Some, like senior Scott Leslie, go into their internships hoping their summers will segue directly into post-graduation employment.

"A high percentage of kids who intern at any bank get a full-time offer," said Leslie, who worked as a summer analyst at Credit Suisse First Boston this summer and will start there full-time upon graduating in the spring.

At many investment banking and consulting firms, summer internship positions act as a primary screening process for full-time help. These positions are a way for firms to meet and woo top candidates one year earlier than the formal recruitment process, which typically occurs in the fall.

"In order to get in front of these people you have to have a high GPA," Leslie said.

For students who are certain they want to pursue a business position, this cut-and-dry analysis of potential interns can affect everything from course load to extracurricular activities. "When they're making choices about how they shape their academic experience, they're focused on how it looks from the outside, which I think is unfortunate." Nonetheless, Leslie said, he's grateful such careful planning has landed him a job. While everyone else is career hunting, Leslie said, "I have a lot of free time right now."

To the real world and back

Emma Rasiel, a visiting assistant professor in the Department of Economics, said she believes internships do more than help students land jobs. Rasiel teaches "Global Capital Markets," in which participants are screened based on a demonstrated interest in the business sector, which can include a summer internship.

"The benefit of having had a summer in finance is clear," Rasiel said. "We spend a lot of time talking about what happens in the financial market and whether that may or may not dovetail with what we learn in academics."

Senior Swee San Tan has benefited from the experiences of both classroom and practical learning.

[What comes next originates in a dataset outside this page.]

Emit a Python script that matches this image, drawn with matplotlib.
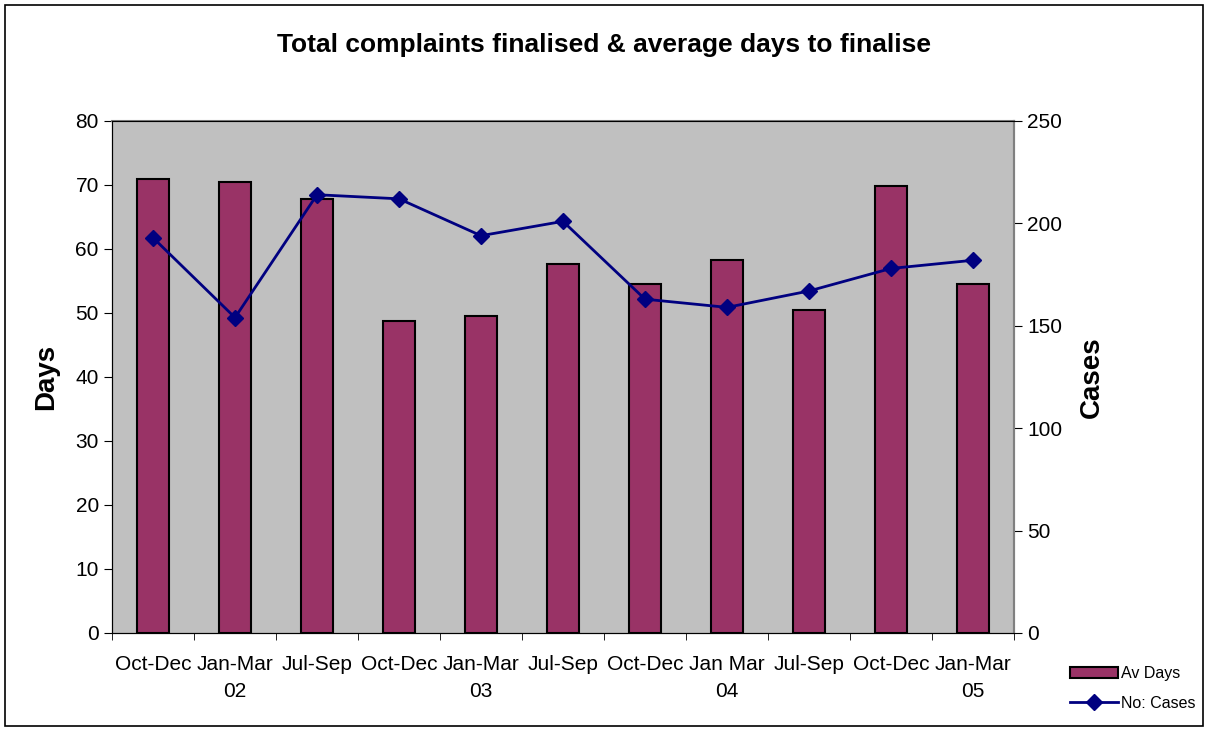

Tan completed her public policy internship with the government of Singapore, her home country.

"It's a two-way learning process," she said. "I was able to use what I learned in the PPS core classes in my work, and then in my work I got a lot of experience in what it was like to actually work in a government agency."

Tan said many of the things she learned in her classes helped her in her summer job but that the policy problems she faced were much more complicated. "There's no textbook solution," she said.

Choosing a path

Even if students don't end up working in the exact same field as their internships, on-the-job experience can still help to shape the way they view the path they do end up taking, even if only by showing them what roads not to go down.

Junior Mike Dimarco interned at a non-profit organization that supports disarmament, and while he said he learned a lot about the issue and international relations in general, the biggest lesson he gleaned from his internship was the difficulty in making headway on a position regarding a controversial issue. "There's a lot of wasted energy," he said.

Dimarco said his primary internship responsibilities were updating databases and writing articles on arms holding throughout the world. He also said he spent a lot of days moving boxes. He has decided to push for change through the academic world and hopes to become a professor.

Other students balk at returning to the career fields they tried in the summer because they saw their superiors and colleagues struggling with difficult working conditions.

Even if the internship is great, the potential career path can be less appealing. Senior Charisse Williams, who interned with a National Public Radio-affiliated station, said she loved the work she got to do as an intern but would be hesitant to try for a career in radio after she graduates.

"Knowing how low of pay I was going to have and the volatility of the field is very hard," Williams said.

Navigating the intern life

Whether students continue in the field of their internships or not, the experience of finding and holding a job prior to graduation can be important training, said Elise Goldwasser, internship coordinator for the Sanford Institute of Public Policy.

"There's not going to be a class called 'How to Behave in the Office,'" she said.

The internship experience serves as a primer for many students in real-world responsibilities such as compiling a resume or searching for a job.

Senior Ashley Fitzgerald limited the locations she searched to spare her one of the many anxieties of the intern world: finding housing. "It wasn't like I had connections or anything, I just went online and winged it," said Fitzgerald, who ended up working in the office of Colorado's governor.

Fitzgerald e-mailed many offices until she found out which ones were hiring, then sent in her resume. Although she said she would not have gone to Denver just for the job, the benefit of getting to live at home and be near her family outweighed the disadvantage of limited job choices.

Senior Kaitlyn Bailey, who worked for a lobbying group in Washington D.C., said she leveraged her sorority connections to be able to stay at a sorority house at George Washington University.

"Had I not gone through GWU, I don't know what I would have done," she said.

Once situated in DC, however, Bailey said that she learned her way around the city fairly quickly. The best part of her internship, she said, was how supportive her co-workers were in helping her get oriented.

And the worst part? "Waking up at 6 a.m.," Bailey said.

The last word

Currently, public policy is the only department that requires students to have an internship before receiving their degrees.

Goldwasser cautioned, though, that it is easy to miss out on many of the benefits of an internship by searching for a prestigious employer without factoring in the quality of the work offered. Such internships might provide an attractive resume line, but a summer spent copying and faxing won't do much to help students learn about a field.

"I recommend that students get work experience with a dedicated mentor and a substantive project," Goldwasser said. "And if it's called an internship, that's fine."